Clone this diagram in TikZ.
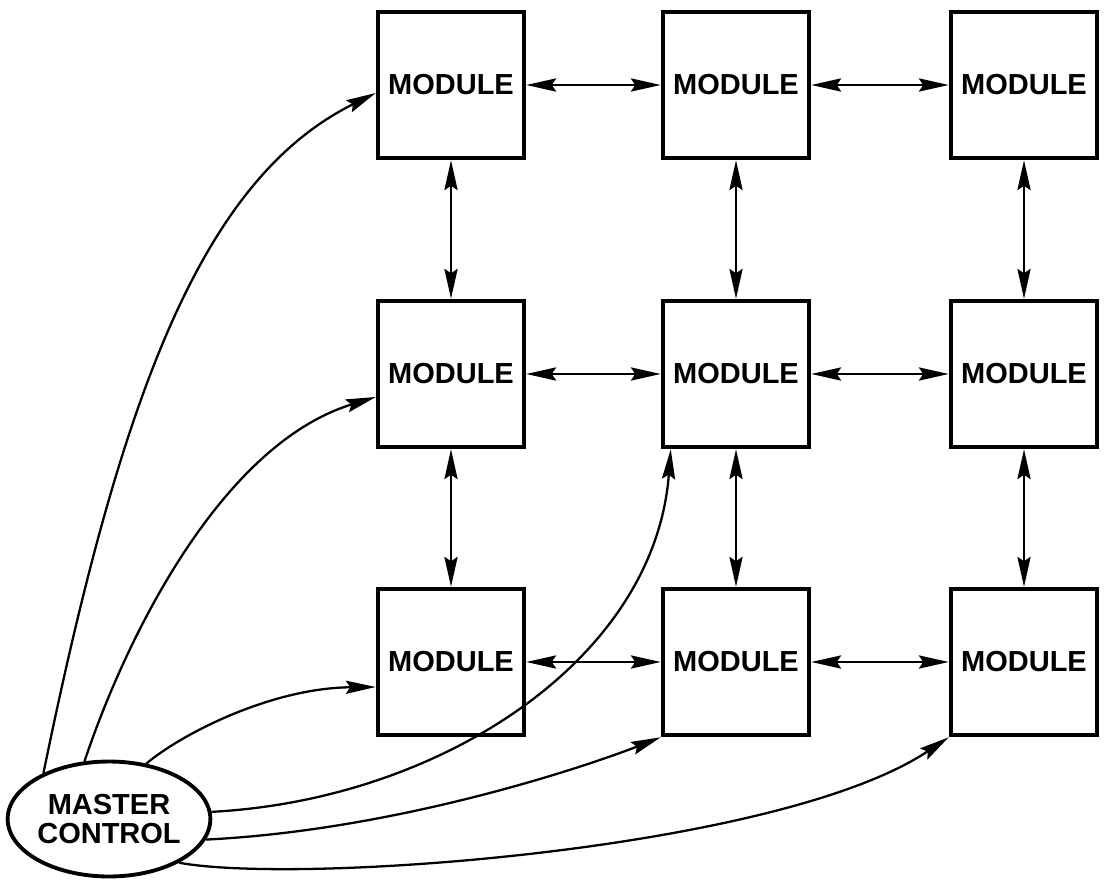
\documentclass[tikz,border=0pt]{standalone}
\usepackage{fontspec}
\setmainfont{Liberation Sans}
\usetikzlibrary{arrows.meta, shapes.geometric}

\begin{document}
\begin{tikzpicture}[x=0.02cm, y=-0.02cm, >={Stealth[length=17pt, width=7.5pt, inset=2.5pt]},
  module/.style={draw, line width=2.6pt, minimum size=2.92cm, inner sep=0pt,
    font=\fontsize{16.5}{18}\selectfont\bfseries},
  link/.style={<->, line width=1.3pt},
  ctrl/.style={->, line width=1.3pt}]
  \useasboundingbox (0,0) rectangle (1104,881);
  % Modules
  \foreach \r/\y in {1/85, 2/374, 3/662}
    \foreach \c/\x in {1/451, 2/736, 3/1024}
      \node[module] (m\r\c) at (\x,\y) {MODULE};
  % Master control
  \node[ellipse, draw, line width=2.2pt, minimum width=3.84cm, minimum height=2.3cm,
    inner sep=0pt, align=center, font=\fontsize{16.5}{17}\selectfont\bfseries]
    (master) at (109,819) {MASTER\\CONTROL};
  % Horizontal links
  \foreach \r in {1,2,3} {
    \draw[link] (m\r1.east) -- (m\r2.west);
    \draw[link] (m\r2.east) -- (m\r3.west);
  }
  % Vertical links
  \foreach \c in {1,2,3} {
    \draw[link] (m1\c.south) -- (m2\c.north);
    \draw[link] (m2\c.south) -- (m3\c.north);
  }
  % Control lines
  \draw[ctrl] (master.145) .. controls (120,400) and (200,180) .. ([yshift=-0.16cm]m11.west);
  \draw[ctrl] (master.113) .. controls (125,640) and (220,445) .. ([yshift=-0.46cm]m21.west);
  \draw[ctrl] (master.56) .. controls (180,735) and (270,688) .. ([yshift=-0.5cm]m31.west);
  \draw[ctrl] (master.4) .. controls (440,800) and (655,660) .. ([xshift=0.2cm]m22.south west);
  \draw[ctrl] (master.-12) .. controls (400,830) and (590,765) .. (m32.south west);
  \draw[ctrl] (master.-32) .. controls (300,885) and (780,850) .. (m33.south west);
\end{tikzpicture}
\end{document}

======

→ DIRECTION
Quote the data above in full and without alteration; skip the pictures.

→ RESULT BELOW
Clone this diagram in TikZ.
\documentclass[tikz,border=0pt]{standalone}
\usepackage{fontspec}
\setmainfont{Liberation Sans}
\usetikzlibrary{arrows.meta, shapes.geometric}

\begin{document}
\begin{tikzpicture}[x=0.02cm, y=-0.02cm, >={Stealth[length=17pt, width=7.5pt, inset=2.5pt]},
  module/.style={draw, line width=2.6pt, minimum size=2.92cm, inner sep=0pt,
    font=\fontsize{16.5}{18}\selectfont\bfseries},
  link/.style={<->, line width=1.3pt},
  ctrl/.style={->, line width=1.3pt}]
  \useasboundingbox (0,0) rectangle (1104,881);
  % Modules
  \foreach \r/\y in {1/85, 2/374, 3/662}
    \foreach \c/\x in {1/451, 2/736, 3/1024}
      \node[module] (m\r\c) at (\x,\y) {MODULE};
  % Master control
  \node[ellipse, draw, line width=2.2pt, minimum width=3.84cm, minimum height=2.3cm,
    inner sep=0pt, align=center, font=\fontsize{16.5}{17}\selectfont\bfseries]
    (master) at (109,819) {MASTER\\CONTROL};
  % Horizontal links
  \foreach \r in {1,2,3} {
    \draw[link] (m\r1.east) -- (m\r2.west);
    \draw[link] (m\r2.east) -- (m\r3.west);
  }
  % Vertical links
  \foreach \c in {1,2,3} {
    \draw[link] (m1\c.south) -- (m2\c.north);
    \draw[link] (m2\c.south) -- (m3\c.north);
  }
  % Control lines
  \draw[ctrl] (master.145) .. controls (120,400) and (200,180) .. ([yshift=-0.16cm]m11.west);
  \draw[ctrl] (master.113) .. controls (125,640) and (220,445) .. ([yshift=-0.46cm]m21.west);
  \draw[ctrl] (master.56) .. controls (180,735) and (270,688) .. ([yshift=-0.5cm]m31.west);
  \draw[ctrl] (master.4) .. controls (440,800) and (655,660) .. ([xshift=0.2cm]m22.south west);
  \draw[ctrl] (master.-12) .. controls (400,830) and (590,765) .. (m32.south west);
  \draw[ctrl] (master.-32) .. controls (300,885) and (780,850) .. (m33.south west);
\end{tikzpicture}
\end{document}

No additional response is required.